Far more important than the speeches at the rally is the simple act of marching, said Smith, which contains within itself its own message: a challenge to the world view in which the sovereignty of Almighty God is replaced by the will of the autonomous self.

Grade 7 student Sarah Meeuwissen said she felt compelled to help people understand that life is "amazing" and to show support for the elderly, sick and the unborn.

"Our act of marching says: With this world view, we beg to differ. God exists. He is Creator, our lives matter to him. He has a purpose for each of us.

"By the sending of his Son and Holy Spirit, God has revealed that he acts in our lives, in our history, to guide us and save us and bring us to the fulfillment of the destiny he has determined for each of his beloved children."

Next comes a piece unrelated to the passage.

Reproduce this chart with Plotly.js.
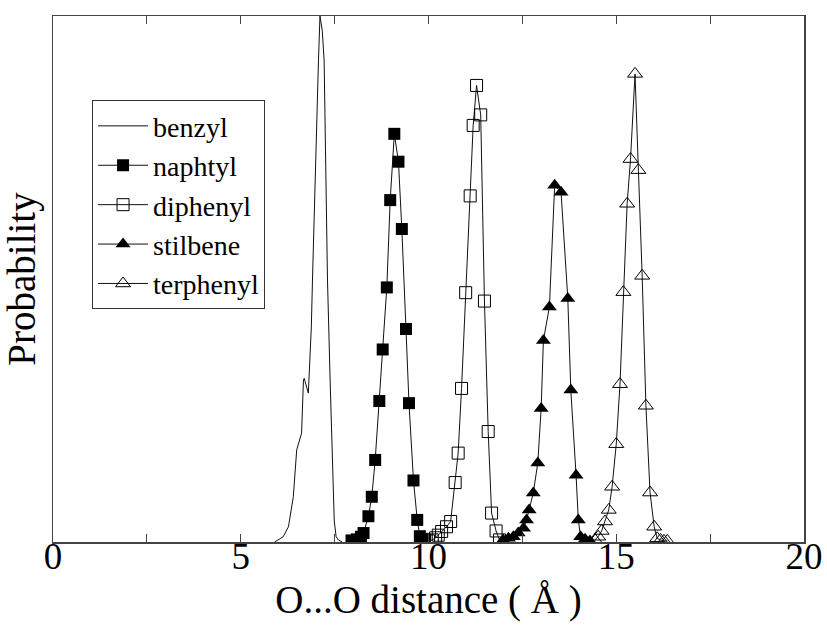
<!DOCTYPE html>
<html>
<head>
<meta charset="utf-8">
<script src="https://cdn.plot.ly/plotly-3.0.1.min.js"></script>
<style>html,body{margin:0;padding:0;background:#fff;}#chart{width:827px;height:625px;}</style>
</head>
<body>
<div id="chart"></div>
<script>
// Series names
const seriesNames = ["benzyl", "naphtyl", "diphenyl", "stilbene", "terphenyl"];

// benzyl (line only)
const benzylX = [5.90, 6.00, 6.13, 6.27, 6.40, 6.49, 6.62, 6.67, 6.69, 6.80, 6.84, 6.88, 6.91, 7.00, 7.07, 7.11, 7.17, 7.22, 7.26, 7.31, 7.38, 7.44, 7.49, 7.54, 7.60, 7.70];
const benzylY = [0, 0.004, 0.010, 0.029, 0.086, 0.175, 0.207, 0.308, 0.311, 0.283, 0.34, 0.409, 0.498, 0.758, 0.916, 1.0, 0.973, 0.916, 0.758, 0.498, 0.308, 0.148, 0.040, 0.010, 0.004, 0];

// naphtyl (filled squares)
const naphtylX = [7.95, 8.09, 8.20, 8.27, 8.40, 8.49, 8.58, 8.69, 8.78, 8.89, 8.98, 9.09, 9.20, 9.29, 9.40, 9.48, 9.60, 9.70, 9.77, 9.84, 9.91];
const naphtylY = [0.003, 0.005, 0.010, 0.017, 0.049, 0.086, 0.156, 0.268, 0.366, 0.484, 0.650, 0.776, 0.723, 0.595, 0.405, 0.264, 0.117, 0.042, 0.011, 0.006, 0.004];

// diphenyl (open squares)
const diphenylX = [10.00, 10.10, 10.19, 10.26, 10.35, 10.48, 10.59, 10.71, 10.79, 10.88, 10.99, 11.11, 11.19, 11.28, 11.39, 11.49, 11.59, 11.68, 11.80, 11.89];
const diphenylY = [0.002, 0.004, 0.008, 0.013, 0.020, 0.029, 0.039, 0.113, 0.169, 0.292, 0.474, 0.658, 0.792, 0.868, 0.812, 0.458, 0.210, 0.055, 0.021, 0.004];

// stilbene (filled triangles)
const stilbeneX = [11.99, 12.13, 12.26, 12.39, 12.53, 12.61, 12.68, 12.79, 12.91, 13.00, 13.06, 13.22, 13.36, 13.53, 13.71, 13.79, 13.93, 13.99, 14.05, 14.17, 14.30];
const stilbeneY = [0.004, 0.007, 0.010, 0.017, 0.026, 0.042, 0.061, 0.093, 0.150, 0.254, 0.383, 0.447, 0.678, 0.665, 0.463, 0.289, 0.127, 0.042, 0.010, 0.005, 0.002];

// terphenyl (open triangles)
const terphenylX = [14.43, 14.52, 14.61, 14.70, 14.80, 14.89, 15.00, 15.10, 15.19, 15.29, 15.38, 15.50, 15.59, 15.69, 15.79, 15.90, 16.01, 16.09, 16.18, 16.27, 16.36];
const terphenylY = [0.004, 0.010, 0.021, 0.039, 0.061, 0.105, 0.186, 0.300, 0.475, 0.643, 0.728, 0.890, 0.707, 0.506, 0.259, 0.094, 0.029, 0.007, 0.004, 0.002, 0.002];

// x-axis ticks
const xTickVals = [0, 2.5, 5, 7.5, 10, 12.5, 15, 17.5, 20];
const xTickText = ["0", "", "5", "", "10", "", "15", "", "20"];

const FONT = "'Liberation Serif', 'Times New Roman', serif";
const lineStyle = {color: "#111", width: 1};

const traces = [
  {x: benzylX, y: benzylY, name: seriesNames[0], mode: "lines", line: lineStyle},
  {x: naphtylX, y: naphtylY, name: seriesNames[1], mode: "lines+markers", line: lineStyle,
   marker: {symbol: "square", size: 12, color: "#000"}},
  {x: diphenylX, y: diphenylY, name: seriesNames[2], mode: "lines+markers", line: lineStyle,
   marker: {symbol: "square-open", size: 12, color: "#000", line: {width: 1}}},
  {x: stilbeneX, y: stilbeneY, name: seriesNames[3], mode: "lines+markers", line: lineStyle,
   marker: {symbol: "triangle-up", size: 13, color: "#000"}},
  {x: terphenylX, y: terphenylY, name: seriesNames[4], mode: "lines+markers", line: lineStyle,
   marker: {symbol: "triangle-up-open", size: 13, color: "#000", line: {width: 1}}}
];

const layout = {
  width: 827, height: 625,
  margin: {l: 53, r: 23, t: 16, b: 83},
  paper_bgcolor: "#fff", plot_bgcolor: "#fff",
  font: {family: FONT, color: "#000", size: 30},
  showlegend: true,
  legend: {
    x: 0.052, y: 0.84, xanchor: "left", yanchor: "top",
    bgcolor: "#fff", bordercolor: "#333", borderwidth: 1,
    font: {family: FONT, size: 28, color: "#000"},
    itemwidth: 50, tracegroupgap: 0
  },
  xaxis: {
    range: [0, 20], showgrid: false, zeroline: false,
    tickmode: "array", tickvals: xTickVals, ticktext: xTickText,
    ticks: "inside", ticklen: 8, tickcolor: "#444", tickwidth: 1,
    ticklabelstandoff: -19,
    showline: true, linecolor: "#444", linewidth: 1.5, mirror: "allticks",
    tickfont: {family: FONT, size: 37, color: "#000"},
    title: {text: "O...O distance ( Å )", font: {family: FONT, size: 39, color: "#000"}, standoff: 10}
  },
  yaxis: {
    range: [0, 1.0], showgrid: false, zeroline: false,
    showticklabels: false, ticks: "",
    showline: true, linecolor: "#444", linewidth: 1.5, mirror: true,
    title: {text: "Probability", font: {family: FONT, size: 39, color: "#000"}, standoff: 4}
  }
};

Plotly.newPlot("chart", traces, layout, {displayModeBar: false, staticPlot: true});
</script>
</body>
</html>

Vera Fischer, program manager at the Edmonton Pregnancy Crisis Centre, said she participates in the march with volunteers from the agency to be a visible witness to the sanctity of life from conception to natural death.

"Showing ourselves in a visible way is a true testimony of our belief," said Fischer. "It's edifying. It confirms everything we do: our belief, our work, and it grounds us."

MC Stephanie Fennelly, executive director of pro-life advocacy group The Wilberforce Project, said six years ago she was pro-choice.

The march is important, Fennelly said, because "Hearts and minds change."